You sense Cathy doesn’t have much time for the music press in general and she’s particularly uninterested in the current rock revival, championed by certain music magazines. “The scene of the bands now is this rock lifestyle that’s more about the drinking and the drugs for the likes of NME and Q. I have no interest in the bands and I loathe the lifestyle. It’s just glamourising these little things that anyone can do, I mean any gobshite can party. These journalists want to be held responsible for creating a scene and that’s fine and dandy but a scene is something that’s very short-lived, especially a talentless scene that’s contingent upon getting as fucked as possible, playing loud music and being cool”.

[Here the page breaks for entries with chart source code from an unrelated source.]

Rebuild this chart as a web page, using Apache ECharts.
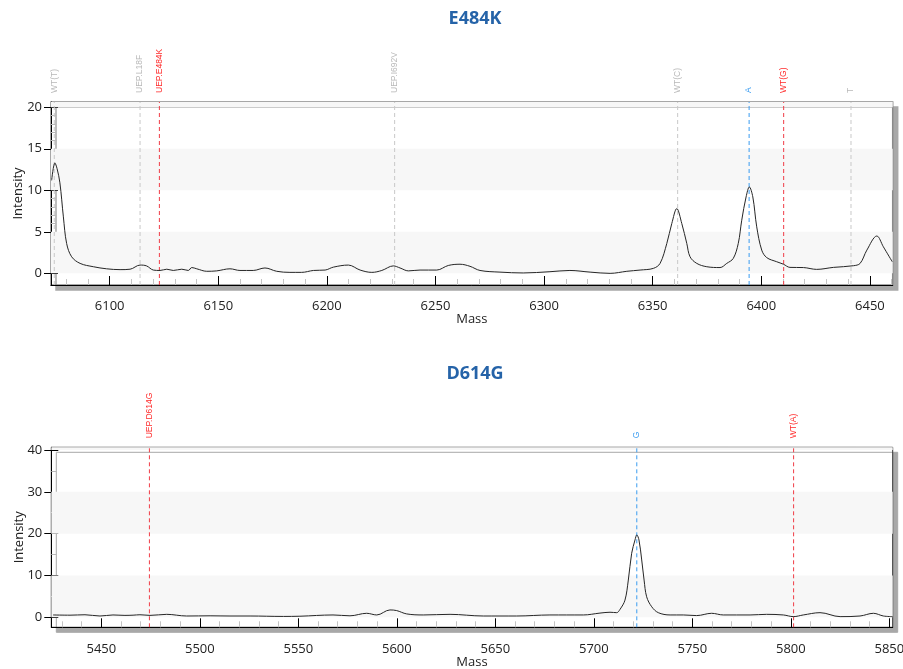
<!DOCTYPE html>
<html>
<head>
<meta charset="utf-8">
<script src="https://cdn.jsdelivr.net/npm/echarts@6/dist/echarts.min.js"></script>
<style>
html,body{margin:0;padding:0;background:#fff;}
#chart{width:903px;height:669px;}
</style>
</head>
<body>
<div id="chart"></div>
<script>
// ---------- E484K panel ----------
const topTitle = 'E484K';
const topMass = [6073.3, 6074.8, 6075.8, 6077.1, 6078.7, 6080.2, 6082.5, 6086.4, 6092.5, 6098.6, 6104.8, 6109.4, 6114.0, 6117.0, 6120.1, 6123.2, 6126.3, 6129.3, 6133.2, 6136.2, 6137.8, 6140.1, 6144.7, 6149.3, 6155.4, 6160.0, 6166.1, 6171.5, 6176.9, 6183.0, 6188.4, 6193.8, 6199.2, 6203.0, 6209.9, 6215.3, 6220.7, 6225.3, 6230.6, 6233.7, 6237.5, 6242.9, 6250.6, 6255.9, 6261.3, 6265.9, 6270.5, 6279.7, 6290.4, 6302.7, 6311.9, 6321.2, 6330.4, 6338.1, 6344.2, 6350.3, 6353.4, 6356.5, 6358.8, 6361.1, 6363.4, 6365.7, 6367.2, 6370.3, 6374.9, 6381.0, 6384.1, 6387.1, 6389.4, 6391.0, 6393.0, 6394.5, 6396.1, 6397.9, 6400.2, 6402.5, 6407.1, 6410.2, 6413.2, 6419.4, 6425.5, 6433.2, 6442.4, 6445.5, 6448.6, 6453.2, 6456.2, 6460.3];
const topIntensity = [11.2, 13.3, 12.6, 10.9, 6.8, 3.6, 2.0, 1.2, 0.8, 0.55, 0.45, 0.5, 1.0, 0.9, 0.4, 0.35, 0.5, 0.35, 0.5, 0.35, 0.7, 0.55, 0.25, 0.3, 0.55, 0.35, 0.35, 0.65, 0.25, 0.12, 0.12, 0.35, 0.4, 0.75, 1.0, 0.4, 0.12, 0.35, 0.9, 0.65, 0.3, 0.4, 0.4, 0.95, 1.1, 0.85, 0.35, 0.15, 0.05, 0.2, 0.35, 0.15, 0.0, 0.25, 0.4, 0.6, 1.2, 3.6, 6.0, 7.8, 6.0, 3.6, 2.0, 1.2, 0.8, 0.7, 1.2, 1.8, 3.6, 6.4, 9.2, 10.4, 9.2, 5.6, 2.8, 1.9, 1.4, 1.1, 0.72, 0.7, 0.48, 0.72, 0.92, 1.2, 2.8, 4.5, 3.2, 1.4];
const topMarkerNames = ['WT(T)', 'UEP.L18F', 'UEP.E484K', 'UEP.I692V', 'WT(C)', 'A', 'WT(G)', 'T'];
const topMarkerMass = [6074.5, 6114.0, 6122.9, 6231.2, 6361.5, 6394.4, 6410.3, 6441.3];
const topMarkerKind = ['grey', 'grey', 'red', 'grey', 'grey', 'blue', 'red', 'grey'];
const topXTicks = [6100, 6150, 6200, 6250, 6300, 6350, 6400, 6450];
const topYTicks = [0, 5, 10, 15, 20];
const topXRange = [6073, 6460.5];
const topYRange = [-1.4, 20.63];

// ---------- D614G panel ----------
const botTitle = 'D614G';
const botMass = [5425.5, 5434.1, 5441.7, 5449.3, 5455.9, 5462.0, 5466.1, 5469.6, 5474.7, 5483.2, 5493.3, 5505.2, 5515.3, 5525.5, 5542.4, 5550.8, 5567.6, 5576.2, 5584.7, 5589.8, 5596.5, 5599.9, 5605.0, 5613.4, 5627.0, 5643.9, 5660.8, 5677.7, 5694.7, 5703.1, 5708.2, 5711.6, 5713.3, 5715.8, 5717.5, 5719.2, 5720.9, 5721.8, 5722.9, 5724.3, 5725.5, 5726.8, 5729.4, 5732.7, 5738.7, 5745.4, 5752.2, 5759.8, 5765.7, 5779.3, 5787.7, 5796.2, 5801.3, 5806.3, 5814.8, 5825.0, 5835.1, 5841.9, 5847.0, 5851.7];
const botIntensity = [0.55, 0.5, 0.6, 0.3, 0.55, 0.45, 0.5, 0.6, 0.45, 0.7, 0.3, 0.35, 0.3, 0.3, 0.2, 0.25, 0.55, 0.35, 0.95, 0.55, 1.75, 1.6, 0.8, 0.55, 0.7, 0.3, 0.3, 0.55, 0.55, 1.0, 1.2, 1.1, 1.9, 4.1, 8.9, 15.3, 18.5, 19.7, 18.5, 13.7, 8.9, 4.9, 2.5, 1.1, 0.55, 0.55, 0.4, 0.95, 0.55, 0.55, 0.7, 0.55, 0.15, 0.55, 1.1, 0.15, 0.3, 0.95, 0.3, 0.15];
const botMarkerNames = ['UEP.D614G', 'G', 'WT(A)'];
const botMarkerMass = [5474.4, 5721.8, 5801.4];
const botMarkerKind = ['red', 'blue', 'red'];
const botXTicks = [5450, 5500, 5550, 5600, 5650, 5700, 5750, 5800, 5850];
const botYTicks = [0, 10, 20, 30, 40];
const botXRange = [5424.6, 5851.7];
const botYRange = [-2.4, 40.65];

// ---------- styling ----------
const FONT = 'Open Sans';
const labelColors = { grey: '#b8b8b8', red: '#ff2a2a', blue: '#3a9cf0' };
const lineColors = { grey: '#c8c8c8', red: '#f03c46', blue: '#3a9cf0' };
const plain = v => String(v);

function minorBetween(ticks, step, lo, hi) {
  const out = [];
  const start = Math.ceil(lo / step) * step;
  for (let v = start; v <= hi; v += step) {
    if (ticks.indexOf(v) < 0) out.push(v);
  }
  return out;
}

function panel(p, gi) {
  const xi = gi * 3, yi = gi * 3;
  const grid = Object.assign({
    show: true, backgroundColor: '#fff', borderColor: p.border, borderWidth: p.borderWidth,
    shadowColor: '#a8a8a8', shadowBlur: 0, shadowOffsetX: 5, shadowOffsetY: 5,
    containLabel: false, outerBoundsMode: 'none'
  }, p.gridPos);
  const xMinor = minorBetween(p.xTicks, 10, p.xRange[0], p.xRange[1]);
  const yMinor = minorBetween(p.yTicks, p.yMinorStep, 0, p.yRange[1]);
  const xAxes = [
    {
      type: 'value', gridIndex: gi, position: 'bottom', min: p.xRange[0], max: p.xRange[1],
      axisLine: { show: true, onZero: false, lineStyle: { color: '#000', width: 1 } },
      axisTick: { show: true, inside: true, length: 9, customValues: p.xTicks, lineStyle: { color: '#000' } },
      axisLabel: { customValues: p.xTicks, formatter: plain, margin: 15, fontSize: 13, color: '#222', fontFamily: FONT },
      splitLine: { show: false },
      name: 'Mass', nameLocation: 'middle', nameGap: 28, nameMoveOverlap: false,
      nameTextStyle: { fontSize: 13, color: '#222', fontFamily: FONT }
    },
    {
      type: 'value', gridIndex: gi, position: 'bottom', min: p.xRange[0], max: p.xRange[1],
      axisLine: { show: false, onZero: false },
      axisTick: { show: true, inside: true, length: 6, customValues: xMinor, lineStyle: { color: '#c4c4c4' } },
      axisLabel: { show: false }, splitLine: { show: false }
    },
    {
      type: 'value', gridIndex: gi, position: 'top', min: p.xRange[0], max: p.xRange[1],
      axisLine: { show: false, onZero: false }, axisTick: { show: false }, splitLine: { show: false },
      axisLabel: {
        customValues: p.markerMass, rotate: -90, margin: 9, fontSize: 8.5,
        fontFamily: 'Liberation Sans', showMinLabel: true, showMaxLabel: true,
        formatter: function (v) { const k = p.markerMass.indexOf(v); return k >= 0 ? p.markerNames[k] : ''; },
        color: function (v) { const k = p.markerMass.indexOf(typeof v === 'string' ? parseFloat(v) : v); return labelColors[p.markerKind[k]] || '#bbb'; }
      }
    }
  ];
  const yAxes = [
    {
      type: 'value', gridIndex: gi, position: 'left', min: p.yRange[0], max: p.yRange[1],
      axisLine: { show: true, onZero: false, lineStyle: { color: '#000', width: 1 } },
      axisTick: { show: true, length: 7, customValues: p.yTicks, lineStyle: { color: '#000' } },
      axisLabel: { customValues: p.yTicks, formatter: plain, margin: 9, fontSize: 13, color: '#222', fontFamily: FONT },
      splitLine: { show: false },
      name: 'Intensity', nameLocation: 'middle', nameGap: 26, nameMoveOverlap: false,
      nameTextStyle: { fontSize: 13, color: '#222', fontFamily: FONT }
    },
    {
      type: 'value', gridIndex: gi, position: 'left', min: p.yRange[0], max: p.yRange[1],
      axisLine: { show: false, onZero: false },
      axisTick: { show: true, inside: true, length: 7, customValues: p.yTicks, lineStyle: { color: '#000' } },
      axisLabel: { show: false }, splitLine: { show: false }
    },
    {
      type: 'value', gridIndex: gi, position: 'left', min: p.yRange[0], max: p.yRange[1],
      axisLine: { show: false, onZero: false },
      axisTick: { show: true, inside: true, length: 5, customValues: yMinor, lineStyle: { color: '#b8b8b8' } },
      axisLabel: { show: false }, splitLine: { show: false }
    }
  ];
  const bands = [];
  for (let i = 0; i < p.yTicks.length; i += 2) {
    const a = p.yTicks[i];
    const b = i + 1 < p.yTicks.length ? p.yTicks[i + 1] : p.yRange[1];
    bands.push([{ yAxis: a }, { yAxis: b }]);
  }
  const series = [{
    type: 'line', xAxisIndex: xi, yAxisIndex: yi,
    data: p.mass.map((m, i) => [m, p.intensity[i]]),
    showSymbol: false, symbol: 'none', smooth: 0.35,
    lineStyle: { color: '#262626', width: 1 },
    silent: true, animation: false, z: 3,
    markArea: { silent: true, itemStyle: { color: '#f7f7f7' }, data: bands }
  }];
  // each marker: a dashed vertical line series spanning the full y range
  p.markerMass.forEach(function (m, i) {
    const c = lineColors[p.markerKind[i]];
    series.push({
      type: 'line', xAxisIndex: xi, yAxisIndex: yi,
      data: [[m, p.yRange[0]], [m, p.yRange[1]]],
      showSymbol: false, symbol: 'none', silent: true, animation: false, z: 2,
      itemStyle: { color: c },
      lineStyle: { color: c, type: [4, 3], width: 1 }
    });
  });
  const title = {
    text: p.title, left: 470, top: p.titleTop, textAlign: 'center',
    textStyle: { fontFamily: FONT, fontWeight: 'bold', fontSize: 18, color: '#2563a8' }
  };
  return { grid, xAxes, yAxes, series, title };
}

const P1 = panel({
  title: topTitle, titleTop: 5, mass: topMass, intensity: topIntensity,
  markerNames: topMarkerNames, markerMass: topMarkerMass, markerKind: topMarkerKind,
  xTicks: topXTicks, yTicks: topYTicks, xRange: topXRange, yRange: topYRange, yMinorStep: 1,
  border: '#8a8a8a', borderWidth: 1.5,
  gridPos: { left: 51, top: 102, right: 10.3, height: 183 }
}, 0);
const P2 = panel({
  title: botTitle, titleTop: 360, mass: botMass, intensity: botIntensity,
  markerNames: botMarkerNames, markerMass: botMarkerMass, markerKind: botMarkerKind,
  xTicks: botXTicks, yTicks: botYTicks, xRange: botXRange, yRange: botYRange, yMinorStep: 5,
  border: '#333', borderWidth: 1,
  gridPos: { left: 51.3, top: 447.3, right: 10.3, height: 180 }
}, 1);

const chart = echarts.init(document.getElementById('chart'), null, { renderer: 'canvas' });
chart.setOption({
  backgroundColor: '#fff',
  animation: false,
  title: [P1.title, P2.title],
  grid: [P1.grid, P2.grid],
  xAxis: P1.xAxes.concat(P2.xAxes),
  yAxis: P1.yAxes.concat(P2.yAxes),
  series: P1.series.concat(P2.series)
});
</script>
</body>
</html>
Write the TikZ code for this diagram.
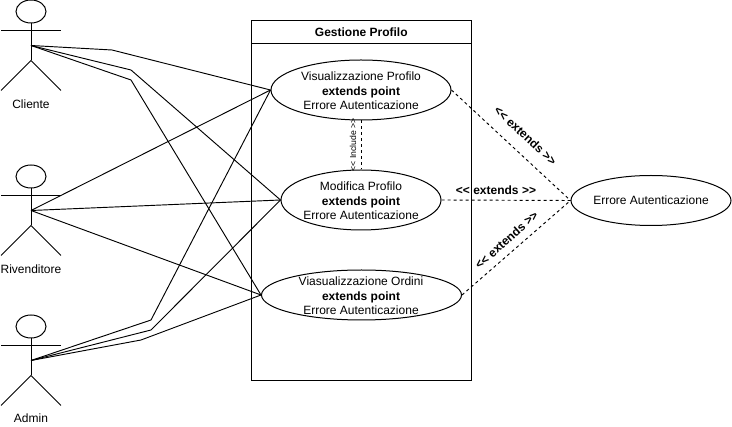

She acknowledges that she was specifically looking for grounded musicians when it came to putting together her live backing band and didn’t want anyone too rock’n’roll. The group features two former members of The Verve and Blur’s keyboard player, who have helped her settle into playing live. “It took a long time for me to come around to the fact that I had to do gigs. I’ve never been to that many gigs so it’s a whole new thing for me to understand what people want from you, so I’m still really learning.”

As it turns out she has no reason to worry about the 100 Club show. The London crowd are supportive from the start and she finally appears at ease after an excellent lung-bursting rendition of ‘Clean and Neat’. For someone who is not entirely comfortable with performing live she puts on a good show, taking refuge from her shyness in her music. “Writing is the most enjoyable part of the whole thing for me”, she admits, “everything else is so I can keep doing that. The gigging and recording of the album doesn’t do it for me as much. To be honest it’s quite a frightening career”. Being a rock star is another fear she’s learning to cope with.